The Massachusetts House just passed a National Popular Vote bill 114-35. The Senate was supposed to vote on it June 10, but the vote was tabled and not rescheduled. Last week the New York State Senate passed an NPV bill 51-7.

The National Popular Vote system calls for all electoral votes in participating states to go to the winner of the nationwide popular vote. It would mean that candidates can’t win the presidential election just by cornering the electoral votes in a relatively few states that have the most of them. Now they can do just that, because in most cases whoever wins the popular vote in a given state, even if they win by a narrow margin, gets all that state’s electoral votes.

Here is Common Cause’s explanation of why the election game needs to change: “Twelve of the 13 smallest states are completely sidelined in presidential elections because they are politically non-competitive. Idaho, Montana, Wyoming, North Dakota, South Dakota, and Alaska… and Rhode Island, Delaware, Hawaii, Vermont, Maine, and D.C… together contain 11 million people and have 40 electoral votes. Ohio has a comparable 11 million people and has ‘only’ 20 electoral votes, but the 11 million people in Ohio have significantly more influence in presidential elections than the 11 million people in the 12 non-competitive small states.”

The way presidential candidates lavish time on states with the largest numbers of electoral votes has become a well-known irritant in election seasons. With NPV, the votes of the 11 million people in the “non-competitive” states would count as much as the votes of the 11 million Ohioans.

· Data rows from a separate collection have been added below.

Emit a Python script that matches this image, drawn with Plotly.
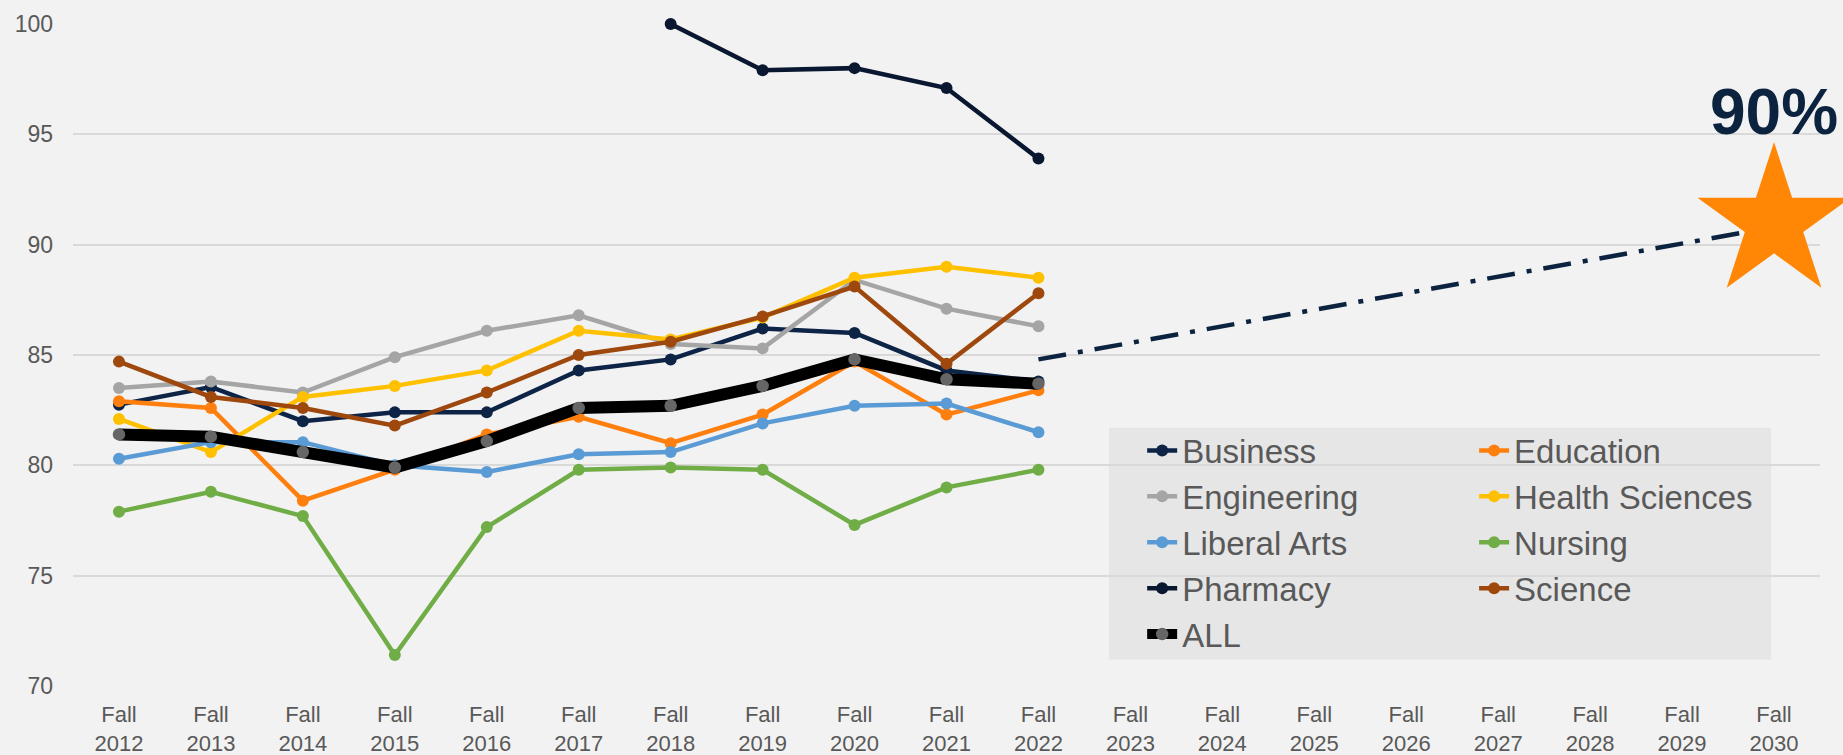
import plotly.graph_objects as go

# Categories (Fall 2012 .. Fall 2030)
years = [2012, 2013, 2014, 2015, 2016, 2017, 2018, 2019, 2020, 2021,
         2022, 2023, 2024, 2025, 2026, 2027, 2028, 2029, 2030]
categories = [f"Fall {y}" for y in years]
tick_text = [f"Fall<br>{y}" for y in years]
data_years = categories[:11]

# Series values (Fall 2012 .. Fall 2022)
business = [82.75, 83.55, 82.0, 82.4, 82.4, 84.3, 84.8, 86.2, 86.0, 84.3, 83.8]
education = [82.9, 82.6, 78.4, 79.8, 81.4, 82.2, 81.0, 82.3, 84.7, 82.3, 83.4]
engineering = [83.5, 83.8, 83.3, 84.9, 86.1, 86.8, 85.5, 85.3, 88.4, 87.1, 86.3]
health_sciences = [82.1, 80.6, 83.1, 83.6, 84.3, 86.1, 85.7, 86.7, 88.5, 89.0, 88.5]
liberal_arts = [80.3, 81.05, 81.05, 80.0, 79.7, 80.5, 80.6, 81.9, 82.7, 82.8, 81.5]
nursing = [77.9, 78.8, 77.7, 71.4, 77.2, 79.8, 79.9, 79.8, 77.3, 79.0, 79.8]
pharmacy = [None, None, None, None, None, None, 100.0, 97.9, 98.0, 97.1, 93.9]
science = [84.7, 83.1, 82.6, 81.8, 83.3, 85.0, 85.6, 86.75, 88.1, 84.6, 87.8]
all_colleges = [81.4, 81.3, 80.6, 79.9, 81.1, 82.6, 82.7, 83.6, 84.8, 83.9, 83.7]

# Goal trend (Fall 2022 -> Fall 2030) and target
trend_x = ["Fall 2022", "Fall 2030"]
trend_y = [84.8, 90.8]
goal_x = ["Fall 2030"]
goal_y = [91.0]
goal_label = "90%"

series = [
    ("Business", business, "#0D2447", "legend"),
    ("Education", education, "#FF7F0E", "legend2"),
    ("Engineering", engineering, "#A5A5A5", "legend"),
    ("Health Sciences", health_sciences, "#FFC000", "legend2"),
    ("Liberal Arts", liberal_arts, "#5B9BD5", "legend"),
    ("Nursing", nursing, "#70AD47", "legend2"),
    ("Pharmacy", pharmacy, "#0A1730", "legend"),
    ("Science", science, "#9E480E", "legend2"),
]

fig = go.Figure()

for name, values, color, legend in series:
    fig.add_trace(
        go.Scatter(
            x=data_years,
            y=values,
            name=name,
            mode="lines+markers",
            line=dict(color=color, width=4.5),
            marker=dict(color=color, size=12),
            legend=legend,
            cliponaxis=False,
        )
    )

fig.add_trace(
    go.Scatter(
        x=data_years,
        y=all_colleges,
        name="ALL",
        mode="lines+markers",
        line=dict(color="#000000", width=12),
        marker=dict(color="#666666", size=12.5),
        legend="legend",
        cliponaxis=False,
    )
)

# Goal trend line
fig.add_trace(
    go.Scatter(
        x=trend_x,
        y=trend_y,
        mode="lines",
        line=dict(color="#0C2340", width=4.5, dash="28px,12px,5px,12px"),
        showlegend=False,
        hoverinfo="skip",
    )
)

# Goal star
fig.add_trace(
    go.Scatter(
        x=goal_x,
        y=goal_y,
        mode="markers",
        marker=dict(symbol="star", size=115, color="#FF8705", line=dict(width=0)),
        showlegend=False,
        cliponaxis=False,
    )
)

fig.add_annotation(
    x="Fall 2030",
    y=96.0,
    text=f"<b>{goal_label}</b>",
    showarrow=False,
    font=dict(family="Liberation Sans, Arial", size=64, color="#0C2340"),
    xanchor="center",
    yanchor="middle",
)

# Legend background box
fig.add_shape(
    type="rect",
    xref="paper",
    yref="paper",
    x0=0.593,
    x1=0.972,
    y0=0.040,
    y1=0.390,
    fillcolor="#E6E6E6",
    line=dict(width=0),
    layer="below",
)

legend_font = dict(family="Liberation Sans, Arial", size=33, color="#595959")

fig.update_layout(
    width=1843,
    height=755,
    paper_bgcolor="#F2F2F2",
    plot_bgcolor="#F2F2F2",
    margin=dict(l=73, r=23.3, t=23.5, b=69.3, autoexpand=False),
    font=dict(family="Liberation Sans, Arial", color="#595959"),
    legend=dict(
        x=0.612,
        y=0.398,
        xanchor="left",
        yanchor="top",
        bgcolor="rgba(0,0,0,0)",
        font=legend_font,
        tracegroupgap=0,
        itemwidth=30,
    ),
    legend2=dict(
        x=0.802,
        y=0.398,
        xanchor="left",
        yanchor="top",
        bgcolor="rgba(0,0,0,0)",
        font=legend_font,
        tracegroupgap=0,
        itemwidth=30,
    ),
    xaxis=dict(
        type="category",
        categoryorder="array",
        categoryarray=categories,
        tickvals=categories,
        ticktext=tick_text,
        range=[-0.5, 18.5],
        showgrid=False,
        showline=False,
        zeroline=False,
        ticks="",
        ticklabelstandoff=13,
        tickfont=dict(size=22, color="#595959"),
    ),
    yaxis=dict(
        range=[70, 100],
        dtick=5,
        showgrid=True,
        gridcolor="#D9D9D9",
        gridwidth=1.5,
        zeroline=False,
        showline=False,
        ticks="",
        ticklabelstandoff=19,
        tickfont=dict(size=23, color="#595959"),
    ),
)

# the page body has a default 8px margin; drop it so the figure fills the window
fig.write_html(
    "out.html",
    config={"displayModeBar": False},
    post_script="document.body.style.margin='0';"
    "document.body.style.background='#F2F2F2';"
    "document.body.style.overflow='hidden';",
)
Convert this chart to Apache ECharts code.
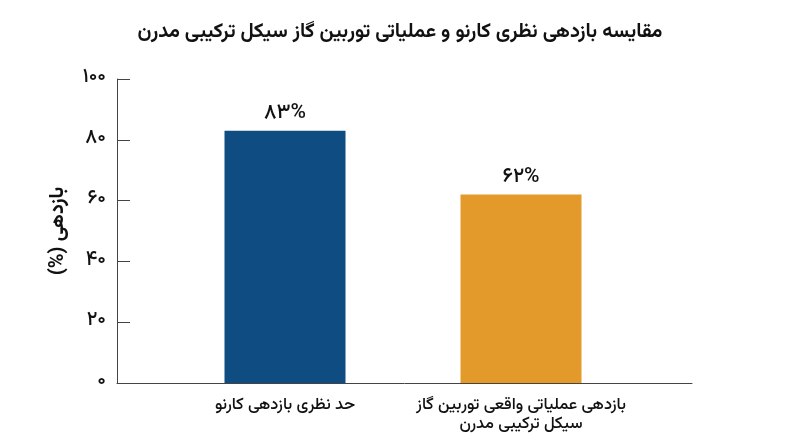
<!DOCTYPE html>
<html><head><meta charset="utf-8">
<script src="https://cdn.jsdelivr.net/npm/echarts@6/dist/echarts.min.js"></script>
<style>html,body{margin:0;padding:0;background:#fff}#c{width:800px;height:447px}</style>
</head><body><div id="c"></div>
<script>
const categories = ['حد نظری بازدهی کارنو', 'بازدهی عملیاتی واقعی توربین گاز\nسیکل ترکیبی مدرن'];
const values = [83, 62];
const valueLabels = ['۸۳%', '۶۲%'];
const barColors = ['#0f4c81', '#e39a2a'];
const yTicks = {0:'۰',20:'۲۰',40:'۴۰',60:'۶۰',80:'۸۰',100:'۱۰۰'};
const yName = 'بازدهی (%)\u200F';
const F = 'Vazirmatn, "DejaVu Sans", sans-serif';

const chart = echarts.init(document.getElementById('c'));
chart.setOption({
  backgroundColor: '#fff',
  title: {
    text: 'مقایسه بازدهی نظری کارنو و عملیاتی توربین گاز سیکل ترکیبی مدرن',
    left: 'center', top: 19,
    textStyle: {fontFamily: F, fontSize: 20, fontWeight: 'bold', color: '#111'}
  },
  grid: [
    {left: 117, right: 108, top: 79, bottom: 64},
    {left: 167, right: 161, top: 79, bottom: 64}
  ],
  xAxis: [
    {gridIndex: 0, type: 'value', min: 0, max: 1, axisLine: {show: true, lineStyle: {color: '#444', width: 1}},
     axisTick: {show: false}, axisLabel: {show: false}, splitLine: {show: false}},
    {gridIndex: 1, type: 'category', data: categories, axisLine: {show: false}, axisTick: {show: false},
     axisLabel: {interval: 0, hideOverlap: false, fontFamily: F, fontSize: 16.5, fontWeight: 500, color: '#111', margin: 14, lineHeight: 19}}
  ],
  yAxis: [
    {gridIndex: 0, type: 'value', min: 0, max: 100, interval: 20,
     name: yName, nameLocation: 'middle', nameGap: 47, nameRotate: 90,
     nameTextStyle: {fontFamily: F, fontSize: 20, fontWeight: 'bold', color: '#111'},
     axisLine: {show: true, lineStyle: {color: '#444', width: 1}},
     axisTick: {show: true, inside: true, length: 13, lineStyle: {color: '#444'}},
     axisLabel: {fontFamily: F, fontSize: 20, fontWeight: 500, color: '#111', margin: 11, formatter: v => yTicks[v]},
     splitLine: {show: false}},
    {gridIndex: 1, type: 'value', min: 0, max: 100, show: false, splitLine: {show: false}}
  ],
  series: [{
    type: 'bar', xAxisIndex: 1, yAxisIndex: 1, barWidth: 121,
    data: values.map((v, i) => ({value: v, itemStyle: {color: barColors[i]}})),
    label: {show: true, position: 'top', distance: 5, fontFamily: F, fontSize: 21, fontWeight: 500, color: '#111',
      formatter: p => valueLabels[p.dataIndex]}
  }]
});
</script></body></html>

The NPV system won’t come into effect until enough states sign on to it for their combined electoral votes to add up to 270, or more than half the total. So far five states with 23 percent of the total electoral vote—Illinois (21 electoral votes), Hawaii (4), Maryland (10), New Jersey (15) and Washington (11)—have passed NPV bills. The public in all parts of the country favors the National Popular Vote system by an average of 70 percent, Gallup polls show.